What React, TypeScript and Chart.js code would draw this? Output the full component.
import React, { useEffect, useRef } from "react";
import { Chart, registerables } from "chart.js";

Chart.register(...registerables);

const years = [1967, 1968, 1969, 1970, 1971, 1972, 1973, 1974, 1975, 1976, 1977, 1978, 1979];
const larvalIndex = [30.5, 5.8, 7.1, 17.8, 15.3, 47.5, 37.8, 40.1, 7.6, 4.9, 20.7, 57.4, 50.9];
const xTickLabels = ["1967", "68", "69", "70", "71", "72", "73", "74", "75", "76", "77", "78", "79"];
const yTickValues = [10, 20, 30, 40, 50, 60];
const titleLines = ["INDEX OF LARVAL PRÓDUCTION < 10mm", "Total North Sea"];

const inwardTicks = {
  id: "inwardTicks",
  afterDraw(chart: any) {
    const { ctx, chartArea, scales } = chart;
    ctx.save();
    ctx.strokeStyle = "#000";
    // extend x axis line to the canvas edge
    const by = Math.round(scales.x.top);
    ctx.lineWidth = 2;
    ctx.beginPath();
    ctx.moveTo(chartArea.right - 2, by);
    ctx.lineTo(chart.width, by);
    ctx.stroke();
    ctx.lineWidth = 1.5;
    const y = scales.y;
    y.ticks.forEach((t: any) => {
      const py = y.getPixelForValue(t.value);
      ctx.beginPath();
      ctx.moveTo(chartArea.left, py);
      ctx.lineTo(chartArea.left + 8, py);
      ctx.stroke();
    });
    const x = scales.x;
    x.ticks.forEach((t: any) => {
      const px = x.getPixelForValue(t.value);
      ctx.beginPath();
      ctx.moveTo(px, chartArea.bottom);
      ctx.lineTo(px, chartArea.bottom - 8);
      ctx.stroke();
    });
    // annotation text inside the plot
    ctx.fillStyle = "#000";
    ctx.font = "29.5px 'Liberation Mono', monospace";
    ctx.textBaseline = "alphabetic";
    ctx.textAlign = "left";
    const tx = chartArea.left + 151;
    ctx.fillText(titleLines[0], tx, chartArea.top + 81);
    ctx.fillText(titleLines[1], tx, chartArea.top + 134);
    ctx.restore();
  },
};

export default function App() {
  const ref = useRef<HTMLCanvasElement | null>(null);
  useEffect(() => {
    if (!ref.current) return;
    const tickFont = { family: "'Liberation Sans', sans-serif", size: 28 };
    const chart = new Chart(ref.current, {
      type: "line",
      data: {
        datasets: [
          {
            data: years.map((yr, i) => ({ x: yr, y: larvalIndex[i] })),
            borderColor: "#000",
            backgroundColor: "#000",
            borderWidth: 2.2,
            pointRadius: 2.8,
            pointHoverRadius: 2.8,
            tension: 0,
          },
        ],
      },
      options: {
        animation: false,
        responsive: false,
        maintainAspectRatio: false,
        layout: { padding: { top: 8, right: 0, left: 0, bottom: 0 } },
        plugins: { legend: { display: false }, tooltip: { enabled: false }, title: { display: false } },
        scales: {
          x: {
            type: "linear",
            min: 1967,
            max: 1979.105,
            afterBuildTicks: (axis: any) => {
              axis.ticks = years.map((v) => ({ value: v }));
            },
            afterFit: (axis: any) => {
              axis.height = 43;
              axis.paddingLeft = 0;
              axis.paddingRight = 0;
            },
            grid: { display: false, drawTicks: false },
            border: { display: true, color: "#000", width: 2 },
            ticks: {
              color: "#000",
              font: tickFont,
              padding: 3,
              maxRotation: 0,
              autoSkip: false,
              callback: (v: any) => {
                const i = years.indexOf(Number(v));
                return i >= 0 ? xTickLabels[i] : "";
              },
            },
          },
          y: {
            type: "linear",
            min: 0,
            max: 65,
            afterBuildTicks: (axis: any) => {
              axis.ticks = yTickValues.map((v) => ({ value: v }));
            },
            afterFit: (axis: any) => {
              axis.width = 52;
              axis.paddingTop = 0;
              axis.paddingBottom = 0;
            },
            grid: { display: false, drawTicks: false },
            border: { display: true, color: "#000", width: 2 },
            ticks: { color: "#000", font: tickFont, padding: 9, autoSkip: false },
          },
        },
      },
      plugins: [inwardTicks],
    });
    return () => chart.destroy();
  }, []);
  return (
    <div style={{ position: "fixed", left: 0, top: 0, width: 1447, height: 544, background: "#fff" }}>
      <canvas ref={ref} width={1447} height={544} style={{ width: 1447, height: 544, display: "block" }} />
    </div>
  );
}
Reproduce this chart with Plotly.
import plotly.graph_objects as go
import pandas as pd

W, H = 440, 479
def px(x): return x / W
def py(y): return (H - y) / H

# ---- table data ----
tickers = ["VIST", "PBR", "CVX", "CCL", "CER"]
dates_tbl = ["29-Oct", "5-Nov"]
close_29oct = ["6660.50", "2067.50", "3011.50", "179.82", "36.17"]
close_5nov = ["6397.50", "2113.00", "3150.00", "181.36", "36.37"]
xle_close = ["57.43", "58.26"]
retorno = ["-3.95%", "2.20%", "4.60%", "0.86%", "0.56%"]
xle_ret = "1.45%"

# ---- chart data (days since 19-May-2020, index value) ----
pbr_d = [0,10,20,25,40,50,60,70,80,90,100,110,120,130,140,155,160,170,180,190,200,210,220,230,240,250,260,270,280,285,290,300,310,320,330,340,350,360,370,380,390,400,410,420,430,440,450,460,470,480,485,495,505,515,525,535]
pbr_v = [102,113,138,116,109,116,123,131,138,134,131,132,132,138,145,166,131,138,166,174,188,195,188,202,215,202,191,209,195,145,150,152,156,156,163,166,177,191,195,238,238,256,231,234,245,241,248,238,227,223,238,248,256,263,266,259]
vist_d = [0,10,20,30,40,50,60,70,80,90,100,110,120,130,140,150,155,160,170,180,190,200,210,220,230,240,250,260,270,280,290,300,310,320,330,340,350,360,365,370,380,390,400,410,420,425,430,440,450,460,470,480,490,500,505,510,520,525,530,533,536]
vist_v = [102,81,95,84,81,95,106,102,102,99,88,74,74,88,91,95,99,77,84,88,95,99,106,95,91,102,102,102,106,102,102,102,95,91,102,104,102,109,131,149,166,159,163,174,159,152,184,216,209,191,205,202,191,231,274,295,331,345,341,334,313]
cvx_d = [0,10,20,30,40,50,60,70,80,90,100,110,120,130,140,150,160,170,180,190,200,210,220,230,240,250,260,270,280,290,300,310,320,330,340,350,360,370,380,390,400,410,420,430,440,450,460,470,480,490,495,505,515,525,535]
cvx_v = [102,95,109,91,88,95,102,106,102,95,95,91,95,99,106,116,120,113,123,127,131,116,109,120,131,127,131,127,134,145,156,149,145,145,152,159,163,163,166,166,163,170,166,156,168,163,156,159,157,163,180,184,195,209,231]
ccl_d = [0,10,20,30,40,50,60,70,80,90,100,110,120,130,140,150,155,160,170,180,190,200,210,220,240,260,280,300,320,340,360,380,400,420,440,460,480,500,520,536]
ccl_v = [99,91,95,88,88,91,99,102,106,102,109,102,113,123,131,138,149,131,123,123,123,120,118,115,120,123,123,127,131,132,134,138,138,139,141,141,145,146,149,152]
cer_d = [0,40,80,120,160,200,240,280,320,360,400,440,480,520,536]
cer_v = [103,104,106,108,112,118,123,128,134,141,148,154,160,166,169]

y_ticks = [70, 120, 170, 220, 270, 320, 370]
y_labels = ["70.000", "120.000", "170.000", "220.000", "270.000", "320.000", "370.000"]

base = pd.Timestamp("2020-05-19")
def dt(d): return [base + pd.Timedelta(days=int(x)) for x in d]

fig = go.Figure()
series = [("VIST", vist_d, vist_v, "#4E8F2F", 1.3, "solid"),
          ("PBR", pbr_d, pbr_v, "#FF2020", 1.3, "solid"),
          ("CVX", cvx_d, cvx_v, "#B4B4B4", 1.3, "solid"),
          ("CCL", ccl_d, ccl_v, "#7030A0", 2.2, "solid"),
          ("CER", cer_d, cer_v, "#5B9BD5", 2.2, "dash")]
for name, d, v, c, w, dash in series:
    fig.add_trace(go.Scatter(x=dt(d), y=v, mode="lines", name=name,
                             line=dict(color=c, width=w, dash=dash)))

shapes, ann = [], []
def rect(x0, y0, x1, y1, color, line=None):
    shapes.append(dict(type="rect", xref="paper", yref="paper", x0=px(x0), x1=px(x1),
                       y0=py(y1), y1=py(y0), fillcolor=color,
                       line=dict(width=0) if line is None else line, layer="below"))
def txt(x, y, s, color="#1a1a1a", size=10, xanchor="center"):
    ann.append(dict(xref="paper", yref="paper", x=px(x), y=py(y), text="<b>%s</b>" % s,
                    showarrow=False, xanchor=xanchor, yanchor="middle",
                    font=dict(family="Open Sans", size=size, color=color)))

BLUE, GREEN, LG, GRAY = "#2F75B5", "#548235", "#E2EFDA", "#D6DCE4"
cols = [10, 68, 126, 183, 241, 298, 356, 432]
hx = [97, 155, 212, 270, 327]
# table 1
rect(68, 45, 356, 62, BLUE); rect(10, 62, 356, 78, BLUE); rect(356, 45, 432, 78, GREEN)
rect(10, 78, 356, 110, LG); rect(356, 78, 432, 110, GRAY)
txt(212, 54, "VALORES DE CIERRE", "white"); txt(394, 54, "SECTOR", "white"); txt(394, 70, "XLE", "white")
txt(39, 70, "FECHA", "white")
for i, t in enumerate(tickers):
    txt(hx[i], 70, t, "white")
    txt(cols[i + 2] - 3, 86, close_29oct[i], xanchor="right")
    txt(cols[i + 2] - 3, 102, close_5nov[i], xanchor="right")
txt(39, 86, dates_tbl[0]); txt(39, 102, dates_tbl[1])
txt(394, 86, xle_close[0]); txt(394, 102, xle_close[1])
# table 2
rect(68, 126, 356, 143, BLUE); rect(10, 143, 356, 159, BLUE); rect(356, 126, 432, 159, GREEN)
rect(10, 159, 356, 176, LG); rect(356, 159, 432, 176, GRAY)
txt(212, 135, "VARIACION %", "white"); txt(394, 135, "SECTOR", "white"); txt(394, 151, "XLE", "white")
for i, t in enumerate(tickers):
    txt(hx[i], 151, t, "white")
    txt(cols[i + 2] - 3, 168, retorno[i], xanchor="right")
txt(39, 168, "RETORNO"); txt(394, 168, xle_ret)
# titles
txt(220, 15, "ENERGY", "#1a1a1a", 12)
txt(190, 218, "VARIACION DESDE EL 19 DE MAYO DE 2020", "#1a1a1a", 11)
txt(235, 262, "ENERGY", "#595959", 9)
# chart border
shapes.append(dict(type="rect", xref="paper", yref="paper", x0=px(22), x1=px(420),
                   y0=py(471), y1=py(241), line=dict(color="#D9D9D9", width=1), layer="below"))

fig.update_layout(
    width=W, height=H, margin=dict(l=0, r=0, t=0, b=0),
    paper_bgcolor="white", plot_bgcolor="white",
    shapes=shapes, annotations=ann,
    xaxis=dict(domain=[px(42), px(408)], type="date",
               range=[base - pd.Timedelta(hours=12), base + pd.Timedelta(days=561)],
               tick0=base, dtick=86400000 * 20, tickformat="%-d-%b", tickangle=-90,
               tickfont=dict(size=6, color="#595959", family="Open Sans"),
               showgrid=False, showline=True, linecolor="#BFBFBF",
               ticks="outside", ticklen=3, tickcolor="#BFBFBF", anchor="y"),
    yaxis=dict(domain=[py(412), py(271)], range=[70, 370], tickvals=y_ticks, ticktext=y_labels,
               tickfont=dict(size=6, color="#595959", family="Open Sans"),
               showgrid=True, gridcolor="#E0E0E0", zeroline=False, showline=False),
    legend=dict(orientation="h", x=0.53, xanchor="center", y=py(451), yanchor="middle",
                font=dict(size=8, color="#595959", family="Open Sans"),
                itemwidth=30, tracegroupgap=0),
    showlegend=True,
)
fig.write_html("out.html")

---

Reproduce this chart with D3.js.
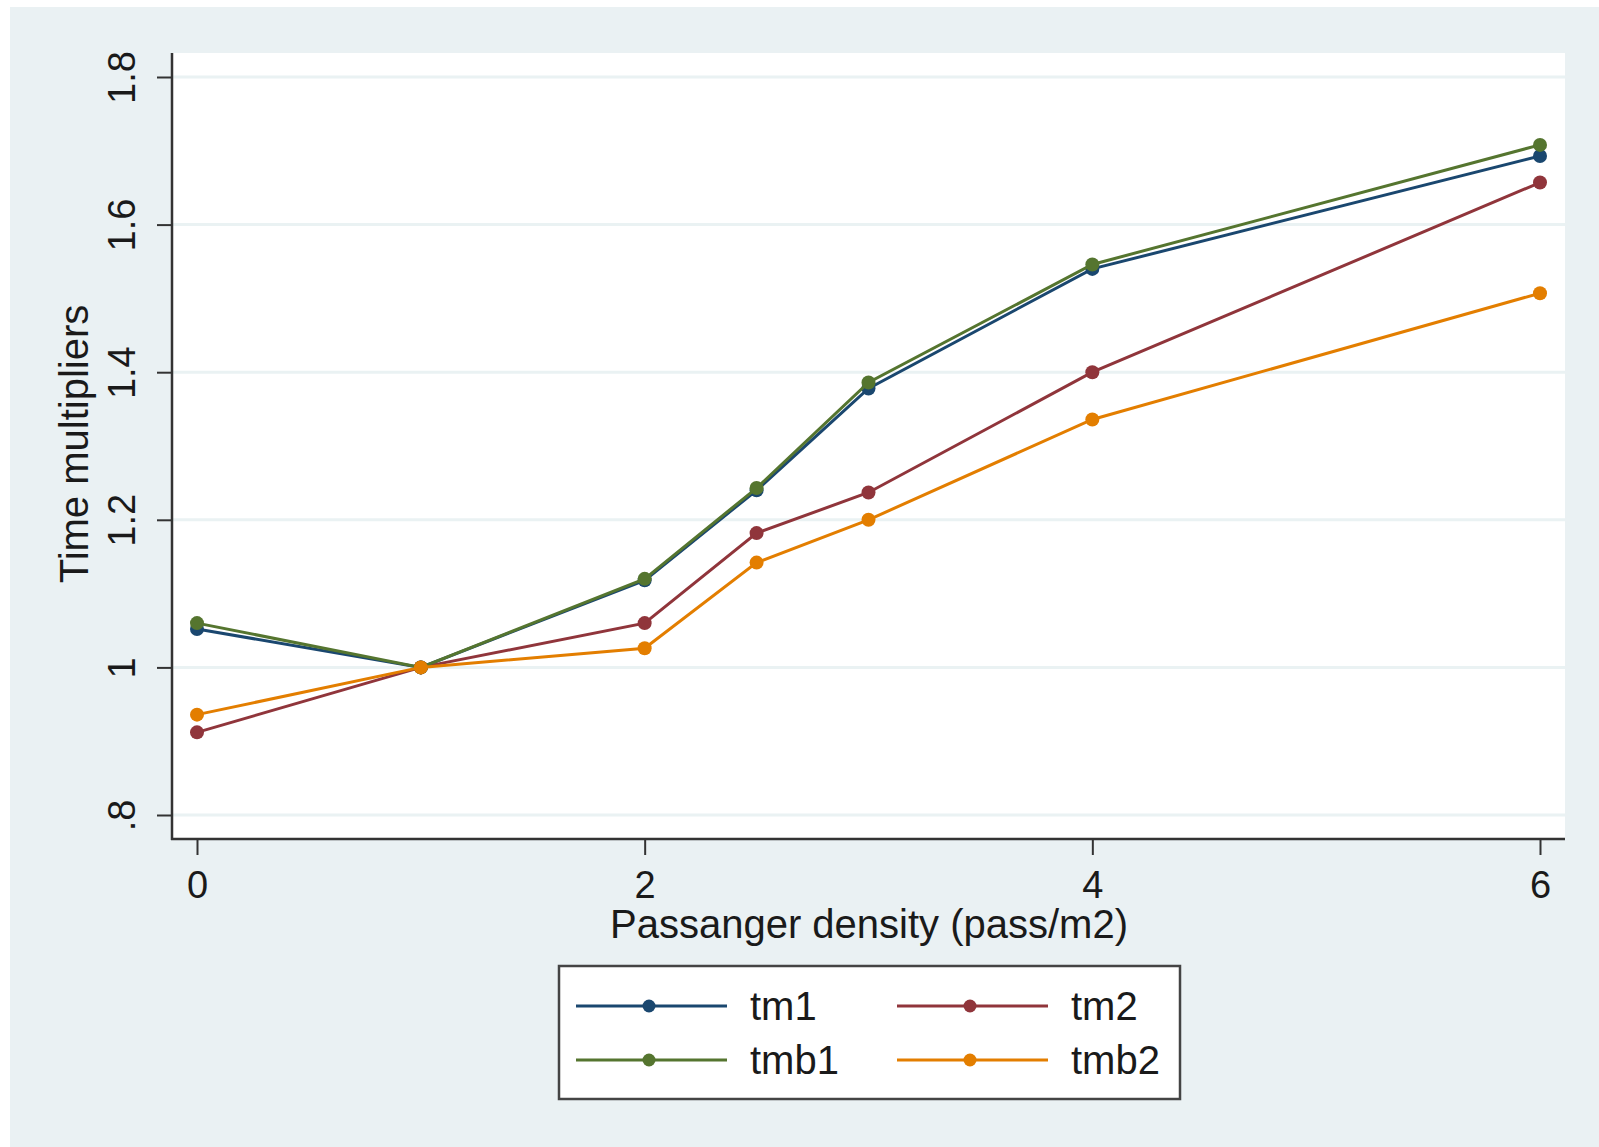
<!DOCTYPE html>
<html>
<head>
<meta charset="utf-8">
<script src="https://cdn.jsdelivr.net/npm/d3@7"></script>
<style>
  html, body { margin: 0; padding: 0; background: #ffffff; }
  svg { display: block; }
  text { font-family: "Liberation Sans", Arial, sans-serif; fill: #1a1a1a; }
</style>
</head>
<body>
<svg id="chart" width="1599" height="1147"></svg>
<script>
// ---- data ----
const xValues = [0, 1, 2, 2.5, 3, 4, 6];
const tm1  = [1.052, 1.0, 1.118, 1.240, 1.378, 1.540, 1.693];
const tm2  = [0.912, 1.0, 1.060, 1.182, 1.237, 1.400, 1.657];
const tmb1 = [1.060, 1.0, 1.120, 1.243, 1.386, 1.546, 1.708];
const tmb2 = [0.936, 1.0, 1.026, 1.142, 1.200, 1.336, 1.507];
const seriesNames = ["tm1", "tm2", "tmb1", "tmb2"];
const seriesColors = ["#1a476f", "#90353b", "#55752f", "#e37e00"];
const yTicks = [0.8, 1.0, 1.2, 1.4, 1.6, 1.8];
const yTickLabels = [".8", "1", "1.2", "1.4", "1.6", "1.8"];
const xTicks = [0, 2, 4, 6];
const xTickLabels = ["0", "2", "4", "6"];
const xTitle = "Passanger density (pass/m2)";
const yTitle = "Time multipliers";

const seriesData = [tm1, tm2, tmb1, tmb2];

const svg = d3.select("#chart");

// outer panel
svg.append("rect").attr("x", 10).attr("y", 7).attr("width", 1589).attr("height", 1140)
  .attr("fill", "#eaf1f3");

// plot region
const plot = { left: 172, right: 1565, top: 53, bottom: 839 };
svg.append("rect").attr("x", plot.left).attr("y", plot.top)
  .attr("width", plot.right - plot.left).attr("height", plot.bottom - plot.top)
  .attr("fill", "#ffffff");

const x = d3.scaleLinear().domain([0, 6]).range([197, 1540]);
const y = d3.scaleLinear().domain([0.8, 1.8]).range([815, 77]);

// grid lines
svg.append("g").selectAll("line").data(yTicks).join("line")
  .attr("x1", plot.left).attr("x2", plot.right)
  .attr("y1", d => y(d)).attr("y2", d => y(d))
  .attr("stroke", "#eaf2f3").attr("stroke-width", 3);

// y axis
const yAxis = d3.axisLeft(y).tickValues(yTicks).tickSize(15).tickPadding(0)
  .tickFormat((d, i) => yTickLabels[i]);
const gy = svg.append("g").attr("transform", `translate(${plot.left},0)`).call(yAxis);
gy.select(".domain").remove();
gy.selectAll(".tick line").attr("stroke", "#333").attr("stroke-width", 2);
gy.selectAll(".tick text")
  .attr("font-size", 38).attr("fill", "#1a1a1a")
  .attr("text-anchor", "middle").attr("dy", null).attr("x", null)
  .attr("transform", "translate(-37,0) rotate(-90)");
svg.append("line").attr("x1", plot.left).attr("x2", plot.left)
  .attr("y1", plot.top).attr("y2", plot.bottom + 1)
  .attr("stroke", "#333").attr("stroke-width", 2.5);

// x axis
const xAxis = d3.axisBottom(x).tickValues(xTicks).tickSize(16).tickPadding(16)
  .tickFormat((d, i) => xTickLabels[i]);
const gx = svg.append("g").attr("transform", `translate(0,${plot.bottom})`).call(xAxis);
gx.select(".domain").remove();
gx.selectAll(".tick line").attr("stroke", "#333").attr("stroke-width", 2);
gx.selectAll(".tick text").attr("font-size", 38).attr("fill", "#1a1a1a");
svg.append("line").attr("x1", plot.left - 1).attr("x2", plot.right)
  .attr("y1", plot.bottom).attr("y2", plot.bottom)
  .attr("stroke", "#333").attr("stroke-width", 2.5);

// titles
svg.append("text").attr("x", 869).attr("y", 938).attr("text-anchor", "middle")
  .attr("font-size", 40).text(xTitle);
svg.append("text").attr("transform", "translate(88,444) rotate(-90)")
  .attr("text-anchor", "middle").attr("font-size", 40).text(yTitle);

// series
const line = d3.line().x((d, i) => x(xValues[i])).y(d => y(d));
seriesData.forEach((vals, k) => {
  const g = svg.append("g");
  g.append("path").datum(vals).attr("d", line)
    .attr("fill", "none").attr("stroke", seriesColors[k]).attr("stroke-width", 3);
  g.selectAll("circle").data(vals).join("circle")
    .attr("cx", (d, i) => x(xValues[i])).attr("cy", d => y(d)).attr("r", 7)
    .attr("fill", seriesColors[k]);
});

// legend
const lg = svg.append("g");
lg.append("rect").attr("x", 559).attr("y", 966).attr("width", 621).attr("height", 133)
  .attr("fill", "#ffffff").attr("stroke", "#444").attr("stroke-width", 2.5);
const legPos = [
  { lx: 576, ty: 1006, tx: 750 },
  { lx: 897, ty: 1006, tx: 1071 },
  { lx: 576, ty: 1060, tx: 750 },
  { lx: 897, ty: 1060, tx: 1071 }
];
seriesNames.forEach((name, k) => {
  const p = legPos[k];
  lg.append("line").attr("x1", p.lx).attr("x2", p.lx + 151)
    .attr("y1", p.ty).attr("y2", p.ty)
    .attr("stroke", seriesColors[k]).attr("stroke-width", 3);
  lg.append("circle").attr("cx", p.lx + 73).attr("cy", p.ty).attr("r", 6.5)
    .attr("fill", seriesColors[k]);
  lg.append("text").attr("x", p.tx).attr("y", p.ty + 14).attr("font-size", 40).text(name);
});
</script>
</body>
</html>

## Requirement:
Copy out every line of the data that includes "this".

## Task response:
What React, TypeScript and Chart.js code would draw this? Output the full component.
Reproduce this chart with Plotly.
Reproduce this chart with D3.js.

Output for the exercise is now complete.